Crystal Reconstruction of Mo:BiVO4: Improved Charge Transport for Efficient Solar Water Splitting

Abstract

A multifaceted Mo:BiVO4 (mf-BVO) photoanode is grown on F-doped-SnO2 substrates via achemical bath deposition, and the crystal reconstruction process of mf-BVO is found to boost the charge transport efficiency significantly for photoelectrochemical (PEC) water splitting. The mf-BVO exhibits columnar grains with an uncommon (121) texture with high-index facets such as (112), (020), (132), and (204). The texture and high-index facets facilitate rapid surface melting and grain fusion during thermal annealing, thus leading to crystal reconstructed micron-sized BVO grains (cr-BVO). The cr-BVO has a photocurrent density ≈50 times larger than that of mf-BVO. The reason is identified as the significantly improved charge transport efficiency resulting from the dopant activation (increased carrier concentration) and bulky grains (fewer defects).
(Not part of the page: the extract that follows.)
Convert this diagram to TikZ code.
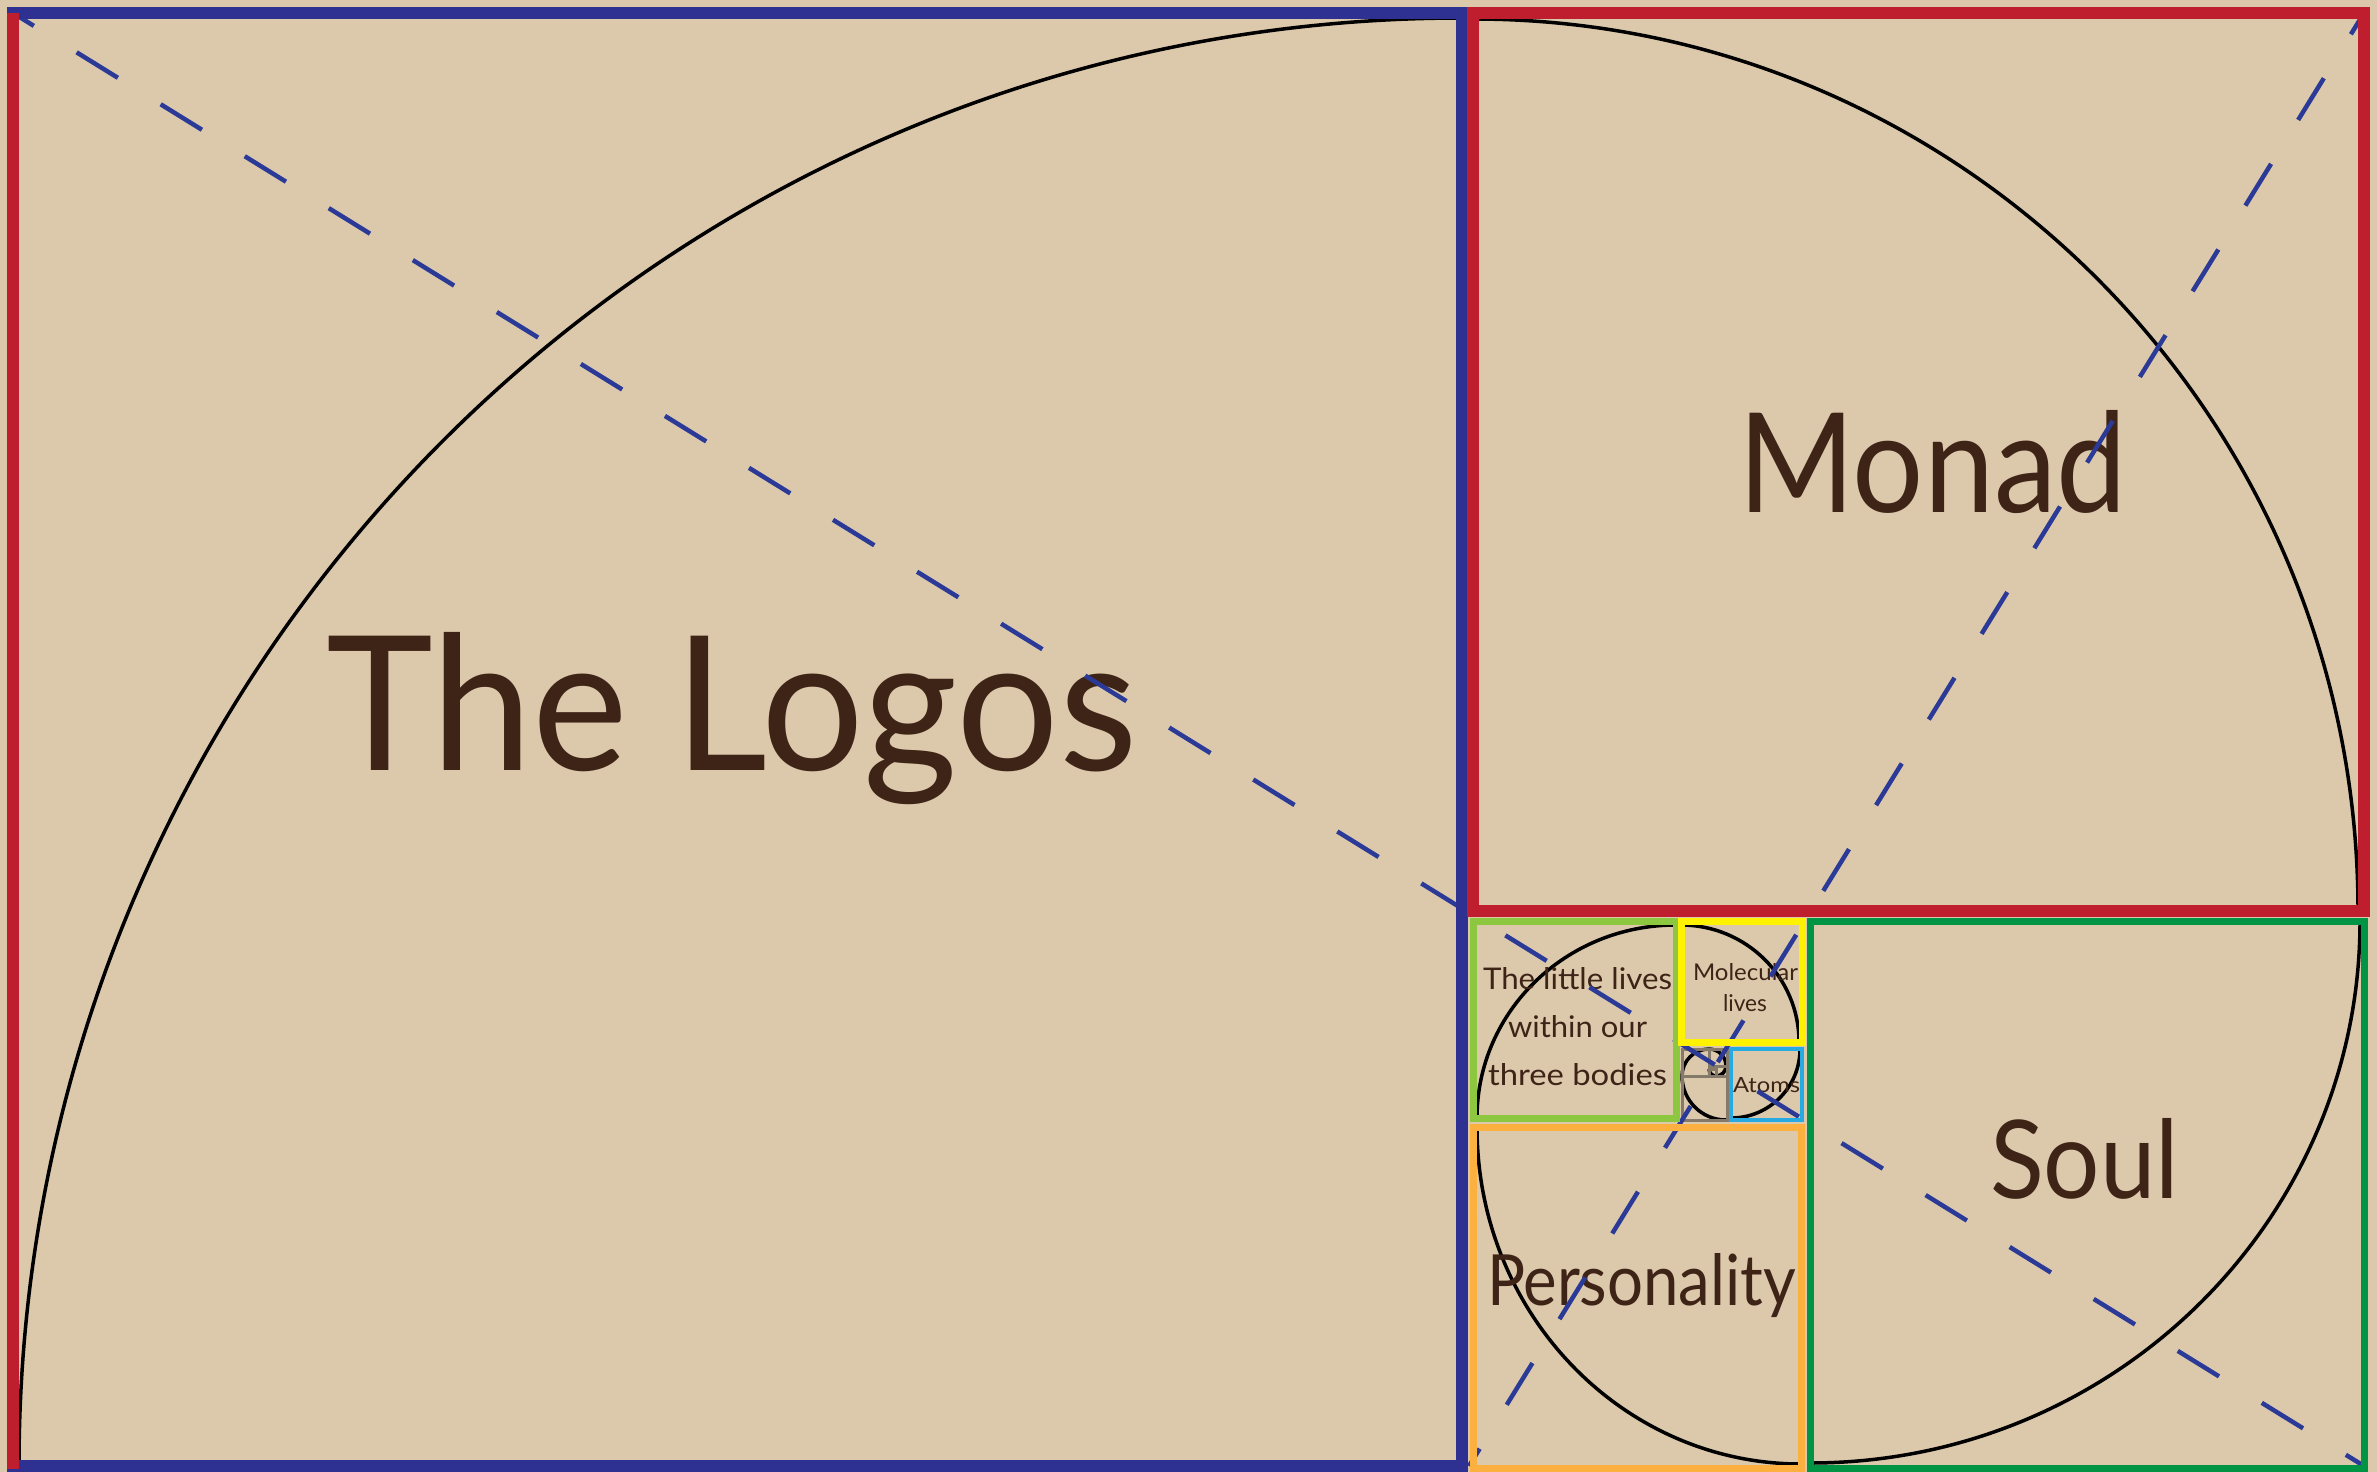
\documentclass[tikz,border=0pt]{standalone}
\usepackage{fontspec}
\setmainfont{Lato}
\usepackage{graphicx}
\definecolor{bgc}{HTML}{DCC9AC}
\definecolor{blueL}{HTML}{2E3192}
\definecolor{redL}{HTML}{BE1E2D}
\definecolor{greenD}{HTML}{009444}
\definecolor{greenL}{HTML}{8DC63F}
\definecolor{yellowL}{HTML}{FFF200}
\definecolor{orangeL}{HTML}{FBB040}
\definecolor{cyanL}{HTML}{27AAE1}
\definecolor{dashc}{HTML}{2B3A96}
\definecolor{textc}{HTML}{3E2317}
\definecolor{grayL}{HTML}{857A6A}
\newcommand\spiralarc[6]{%
  \pgfmathsetmacro\saCAx{#3+0.5523*(#5-#1)}%
  \pgfmathsetmacro\saCAy{#4+0.5523*(#6-#2)}%
  \pgfmathsetmacro\saCBx{#5+0.5523*(#3-#1)}%
  \pgfmathsetmacro\saCBy{#6+0.5523*(#4-#2)}%
  \draw[spiral] (#3,#4) .. controls (\saCAx,\saCAy) and (\saCBx,\saCBy) .. (#5,#6);%
}
\begin{document}
\begin{tikzpicture}[x=1pt,y=-1pt,
  spiral/.style={draw=black,line width=3.5pt},
  diag/.style={draw=dashc,line width=4.5pt,dash pattern=on 48.5pt off 50.3pt,dash phase=24pt},
  diagb/.style={draw=dashc,line width=4.5pt,dash pattern=on 49pt off 51.6pt,dash phase=24pt},
  graysq/.style={draw=grayL,line width=3pt},
  lbl/.style={text=textc,inner sep=0pt,outer sep=0pt,anchor=base west},
  boxthick/.style={line width=12pt},
  boxmid/.style={line width=7pt},
  boxthin/.style={line width=4.5pt}]
\useasboundingbox (0,0) rectangle (2377,1472);
\fill[bgc] (0,0) rectangle (2377,1472);
% spiral arcs
\spiralarc{1462}{1466}{19}{1466}{1462}{18}
\spiralarc{1473}{911}{1473}{19}{2358}{911}
\spiralarc{1810}{921}{2360}{921}{1810}{1463}
\spiralarc{1801}{1127}{1801}{1464}{1477}{1127}
\spiralarc{1676}{1118}{1477}{1118}{1676}{925}
\spiralarc{1681}{1042}{1681}{925}{1799}{1042}
\spiralarc{1731}{1049}{1800}{1049}{1731}{1118}
\spiralarc{1726}{1076}{1726}{1120}{1682}{1076}
\spiralarc{1709}{1076}{1682}{1076}{1709}{1049}
\spiralarc{1709}{1066}{1709}{1049}{1726}{1066}
\spiralarc{1716}{1066}{1726}{1066}{1716}{1076}
\spiralarc{1716}{1069}{1716}{1076}{1709}{1069}
% small gray squares
\draw[graysq] (1682,1076) rectangle (1727,1120);
\draw[graysq] (1682,1049) rectangle (1709,1076);
\draw[graysq] (1709,1049) rectangle (1727,1066);
\draw[graysq] (1716,1066) rectangle (1727,1076);
\draw[graysq] (1709,1069) rectangle (1716,1076);
% labels
\node[lbl] (logos) at (326,770) {\resizebox{811pt}{138pt}{The Logos}};
\node[lbl] (monad) at (1738,512) {\resizebox{389pt}{102pt}{Monad}};
\node[lbl] (soul) at (1990,1198) {\resizebox{189pt}{80pt}{Soul}};
\node[lbl] (pers) at (1487,1305) {\resizebox{309pt}{52pt}{Personality}};
\node[lbl] (lit1) at (1483,989) {\resizebox{189pt}{22pt}{The little lives}};
\node[lbl] (lit2) at (1508,1037) {\resizebox{139pt}{22pt}{within our}};
\node[lbl] (lit3) at (1488,1085) {\resizebox{179pt}{22pt}{three bodies}};
\node[lbl] (mol1) at (1693,980) {\resizebox{105pt}{17pt}{Molecular}};
\node[lbl] (mol2) at (1723,1011) {\resizebox{44pt}{17pt}{lives}};
\node[lbl] (atoms) at (1733,1092) {\resizebox{67pt}{15pt}{Atoms}};
% diagonals
\draw[diag] (13,13) -- (2364,1466);
\draw[diagb] (2364,13) -- (1469,1466);
% coloured squares
\draw[blueL,boxthick] (13,13) rectangle (1462,1466);
\draw[redL,boxthick] (13,13) -- (13,1469);
\draw[redL,boxthick] (1473,13) rectangle (2364,911);
\draw[greenD,boxmid] (1810,921) rectangle (2364,1468);
\draw[orangeL,boxmid] (1473,1127) rectangle (1801,1468);
\draw[greenL,boxmid] (1473,921) rectangle (1676,1118);
\draw[yellowL,boxmid] (1681,921) rectangle (1802,1042);
\draw[cyanL,boxthin] (1731,1049) rectangle (1802,1120);
\end{tikzpicture}
\end{document}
Additionally, the cr-BVO exhibits improved photocorrosion resistance compared to the nanoparticle-based BVO. After coating the oxygen evolution catalyst, the photocurrent density of cr-BVO is further increased to 4.4 mA cm−2 for water oxidation reaction at 1.23 V versus the reversible hydrogen electrode, maintaining a high and stable faradaic efficiency of over 88% for 24 h. These results demonstrate that crystal reconstruction is a facile and effective pathway to improve the charge transport efficiency, opening a new avenue for developing efficient photoelectrodes for PEC water splitting.